§ **WORK TO DO**:
From the first line of the listing below, retype each line up to and including the one with "other_values = [1.07, 0.65, 0.59, 0.48]"; pictures stay out.

§ **GIVEN MATERIAL**:
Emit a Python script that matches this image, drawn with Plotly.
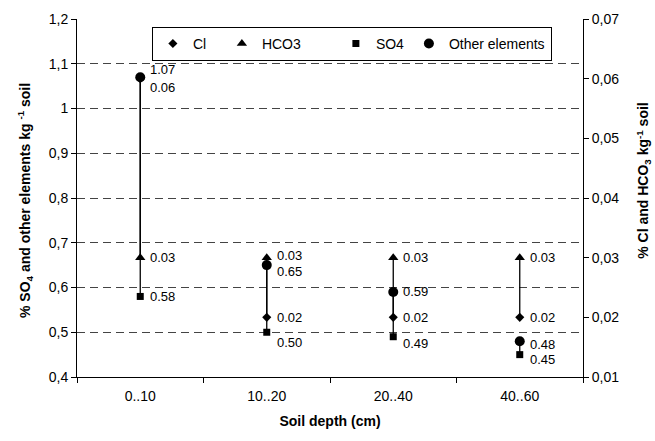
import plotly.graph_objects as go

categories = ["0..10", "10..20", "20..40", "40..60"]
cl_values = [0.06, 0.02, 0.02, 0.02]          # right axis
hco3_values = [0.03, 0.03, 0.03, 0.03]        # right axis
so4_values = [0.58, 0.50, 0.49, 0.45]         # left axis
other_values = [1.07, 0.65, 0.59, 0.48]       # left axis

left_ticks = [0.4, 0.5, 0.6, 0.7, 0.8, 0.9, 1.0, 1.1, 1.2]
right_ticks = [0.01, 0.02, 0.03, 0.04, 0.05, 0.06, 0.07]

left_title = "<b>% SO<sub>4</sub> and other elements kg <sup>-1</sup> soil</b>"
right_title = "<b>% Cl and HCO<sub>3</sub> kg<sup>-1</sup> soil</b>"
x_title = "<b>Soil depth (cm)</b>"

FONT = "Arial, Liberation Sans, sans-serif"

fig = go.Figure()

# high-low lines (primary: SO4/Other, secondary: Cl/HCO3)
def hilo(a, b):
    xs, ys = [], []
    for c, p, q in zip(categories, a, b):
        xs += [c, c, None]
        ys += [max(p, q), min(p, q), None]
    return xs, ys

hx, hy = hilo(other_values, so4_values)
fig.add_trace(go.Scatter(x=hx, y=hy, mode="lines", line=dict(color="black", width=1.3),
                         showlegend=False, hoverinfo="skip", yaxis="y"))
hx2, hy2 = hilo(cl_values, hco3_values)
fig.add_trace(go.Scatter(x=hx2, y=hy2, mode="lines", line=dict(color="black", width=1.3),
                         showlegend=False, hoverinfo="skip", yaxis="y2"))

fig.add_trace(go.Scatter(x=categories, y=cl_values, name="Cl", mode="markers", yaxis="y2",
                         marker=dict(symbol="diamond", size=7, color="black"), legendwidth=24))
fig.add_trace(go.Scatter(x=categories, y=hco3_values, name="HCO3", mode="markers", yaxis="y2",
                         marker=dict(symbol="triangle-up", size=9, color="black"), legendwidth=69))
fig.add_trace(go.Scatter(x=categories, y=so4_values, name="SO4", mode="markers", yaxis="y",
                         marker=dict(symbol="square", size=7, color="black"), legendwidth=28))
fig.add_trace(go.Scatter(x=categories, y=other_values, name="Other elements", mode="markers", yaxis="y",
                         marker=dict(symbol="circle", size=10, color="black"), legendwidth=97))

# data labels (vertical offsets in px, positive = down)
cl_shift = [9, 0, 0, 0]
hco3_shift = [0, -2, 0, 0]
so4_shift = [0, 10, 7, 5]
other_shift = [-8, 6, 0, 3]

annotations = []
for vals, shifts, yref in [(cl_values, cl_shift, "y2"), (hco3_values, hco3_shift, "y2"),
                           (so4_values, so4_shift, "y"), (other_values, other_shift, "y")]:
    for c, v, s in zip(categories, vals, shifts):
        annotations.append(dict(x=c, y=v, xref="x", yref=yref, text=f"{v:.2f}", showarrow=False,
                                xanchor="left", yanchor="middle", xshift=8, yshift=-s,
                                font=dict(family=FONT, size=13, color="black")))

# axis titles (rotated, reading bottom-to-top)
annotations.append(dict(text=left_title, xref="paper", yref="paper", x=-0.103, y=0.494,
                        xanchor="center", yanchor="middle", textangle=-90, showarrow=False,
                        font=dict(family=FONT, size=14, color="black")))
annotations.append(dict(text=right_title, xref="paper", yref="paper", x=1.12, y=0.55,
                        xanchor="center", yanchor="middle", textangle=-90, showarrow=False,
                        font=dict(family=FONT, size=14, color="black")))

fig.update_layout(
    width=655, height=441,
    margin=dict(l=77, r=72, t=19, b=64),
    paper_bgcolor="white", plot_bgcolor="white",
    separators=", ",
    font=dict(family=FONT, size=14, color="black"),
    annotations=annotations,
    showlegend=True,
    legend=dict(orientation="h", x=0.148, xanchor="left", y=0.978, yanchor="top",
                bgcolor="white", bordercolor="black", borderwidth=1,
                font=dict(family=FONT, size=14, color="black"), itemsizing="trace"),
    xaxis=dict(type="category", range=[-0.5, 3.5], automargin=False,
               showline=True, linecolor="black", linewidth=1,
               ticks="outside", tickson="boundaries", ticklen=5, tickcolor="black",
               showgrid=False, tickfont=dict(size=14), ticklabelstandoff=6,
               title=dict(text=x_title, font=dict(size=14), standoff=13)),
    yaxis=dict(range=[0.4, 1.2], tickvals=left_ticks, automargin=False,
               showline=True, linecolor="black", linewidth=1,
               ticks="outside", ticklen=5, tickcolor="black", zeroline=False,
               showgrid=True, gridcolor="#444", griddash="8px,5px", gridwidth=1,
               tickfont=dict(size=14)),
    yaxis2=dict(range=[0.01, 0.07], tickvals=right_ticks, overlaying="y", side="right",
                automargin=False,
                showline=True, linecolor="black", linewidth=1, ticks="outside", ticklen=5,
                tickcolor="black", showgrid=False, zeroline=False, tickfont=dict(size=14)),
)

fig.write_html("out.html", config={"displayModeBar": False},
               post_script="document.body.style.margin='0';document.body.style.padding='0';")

§ **TASK ANSWER**:
Emit a Python script that matches this image, drawn with Plotly.
import plotly.graph_objects as go

categories = ["0..10", "10..20", "20..40", "40..60"]
cl_values = [0.06, 0.02, 0.02, 0.02]          # right axis
hco3_values = [0.03, 0.03, 0.03, 0.03]        # right axis
so4_values = [0.58, 0.50, 0.49, 0.45]         # left axis
other_values = [1.07, 0.65, 0.59, 0.48]       # left axis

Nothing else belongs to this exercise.